──────── Dataset section
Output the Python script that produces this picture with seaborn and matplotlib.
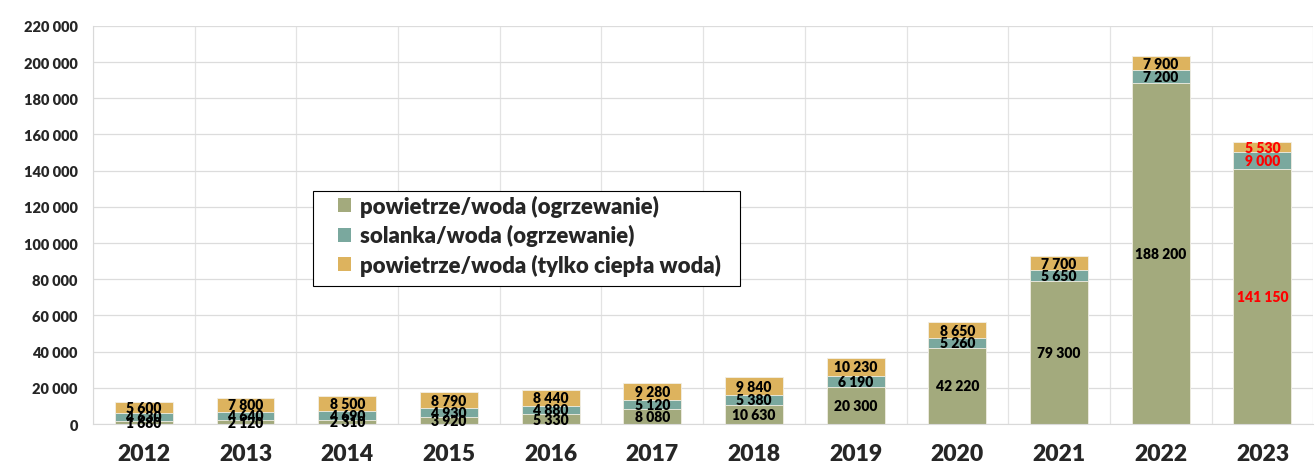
import numpy as np
import pandas as pd
import matplotlib
matplotlib.use('Agg')
import matplotlib.pyplot as plt
from matplotlib.ticker import FuncFormatter, FixedLocator
from matplotlib.patches import Patch, Rectangle
import seaborn as sns

years = ['2012', '2013', '2014', '2015', '2016', '2017', '2018', '2019',
         '2020', '2021', '2022', '2023']
air_heating = [1680, 2120, 2310, 3920, 5330, 8080, 10630, 20300, 42220, 79300, 188200, 141150]
brine_heating = [4630, 4640, 4690, 4930, 4880, 5120, 5380, 6190, 5260, 5650, 7200, 9000]
air_hot_water = [5600, 7800, 8500, 8790, 8440, 9280, 9840, 10230, 8650, 7700, 7900, 5530]

series_names = ['powietrze/woda (ogrzewanie)',
                'solanka/woda (ogrzewanie)',
                'powietrze/woda (tylko ciepła woda)']
COLORS = ['#A3AA7D', '#7AA89E', '#DDB35E']
WEIGHT = 'heavy'
W, H = 1315, 464

sns.set_style('white')
plt.rcParams['font.family'] = ['Lato', 'DejaVu Sans']

df = pd.DataFrame({'Rok': years, 'a': air_heating, 'b': brine_heating, 'c': air_hot_water})
df['ab'] = df['a'] + df['b']
df['abc'] = df['ab'] + df['c']

fig = plt.figure(figsize=(W / 100, H / 100), dpi=100)
ax = fig.add_axes([0.0707, 0.084, 0.928, 0.858])

# stacked bars: draw totals first, then overlay lower parts
for col, color in zip(['abc', 'ab', 'a'], COLORS[::-1]):
    sns.barplot(data=df, x='Rok', y=col, color=color, width=0.57,
                edgecolor='#F2EFE6', linewidth=0.6, ax=ax, saturation=1)

ax.set_xlim(-0.5, len(years) - 0.5)
ax.set_ylim(0, 220000)
ax.set_xlabel('')
ax.set_ylabel('')

ax.yaxis.set_major_locator(FixedLocator(np.arange(0, 220001, 20000)))
ax.yaxis.set_major_formatter(FuncFormatter(lambda v, p: f'{int(v):,}'.replace(',', ' ')))
ax.set_xticks(range(len(years)))
ax.set_xticks(np.arange(-0.5, len(years), 1), minor=True)
ax.grid(True, axis='y', which='major', color='#DCDCDC', lw=0.9)
ax.grid(True, axis='x', which='minor', color='#E3E3E3', lw=0.9)
ax.grid(False, axis='x', which='major')
ax.set_axisbelow(True)

for s in ['top', 'right']:
    ax.spines[s].set_visible(False)
ax.spines['left'].set_color('#D9D9D9')
ax.spines['bottom'].set_color('#D9D9D9')
ax.tick_params(axis='y', which='major', length=5, color='#D9D9D9', labelsize=10.5, pad=6)
ax.tick_params(axis='x', which='both', length=0, labelsize=16.5, pad=14)
for lbl in ax.get_yticklabels() + ax.get_xticklabels():
    lbl.set_fontweight(WEIGHT)

def fmt(v):
    return f'{v:,}'.replace(',', ' ')

for i, yr in enumerate(years):
    color = 'red' if yr == '2023' else 'black'
    a, b, c = air_heating[i], brine_heating[i], air_hot_water[i]
    for y, v in [(a / 2, a), (a + b / 2, b), (a + b + c / 2, c)]:
        ax.text(i, y, fmt(v), ha='center', va='center', fontsize=10,
                fontweight=WEIGHT, color=color)

# legend box drawn separately so the padding can match the reference
fig.add_artist(Rectangle((313 / W, 1 - 287 / H), (740 - 313) / W, 95 / H,
                         transform=fig.transFigure, facecolor='white',
                         edgecolor='black', lw=0.8, zorder=5))
handles = [Patch(facecolor=c, edgecolor='none') for c in COLORS]
leg = fig.legend(handles, series_names, loc='upper left',
                 bbox_to_anchor=(338 / W, 1 - 196 / H),
                 prop={'weight': WEIGHT, 'size': 15.9}, frameon=False,
                 handlelength=0.6, handleheight=0.6, handletextpad=0.4,
                 borderpad=0, labelspacing=0.33, borderaxespad=0)
leg.set_zorder(6)

fig.savefig('out.png', dpi=100)
plt.close()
────────────────
:: Problem to work on ::
Take the lines from the start of the material to the line with "7700, 7900, 5530]", both included, and transcribe them exactly without the pictures.

:: Answer to the exercise ::
Output the Python script that produces this picture with seaborn and matplotlib.
import numpy as np
import pandas as pd
import matplotlib
matplotlib.use('Agg')
import matplotlib.pyplot as plt
from matplotlib.ticker import FuncFormatter, FixedLocator
from matplotlib.patches import Patch, Rectangle
import seaborn as sns

years = ['2012', '2013', '2014', '2015', '2016', '2017', '2018', '2019',
         '2020', '2021', '2022', '2023']
air_heating = [1680, 2120, 2310, 3920, 5330, 8080, 10630, 20300, 42220, 79300, 188200, 141150]
brine_heating = [4630, 4640, 4690, 4930, 4880, 5120, 5380, 6190, 5260, 5650, 7200, 9000]
air_hot_water = [5600, 7800, 8500, 8790, 8440, 9280, 9840, 10230, 8650, 7700, 7900, 5530]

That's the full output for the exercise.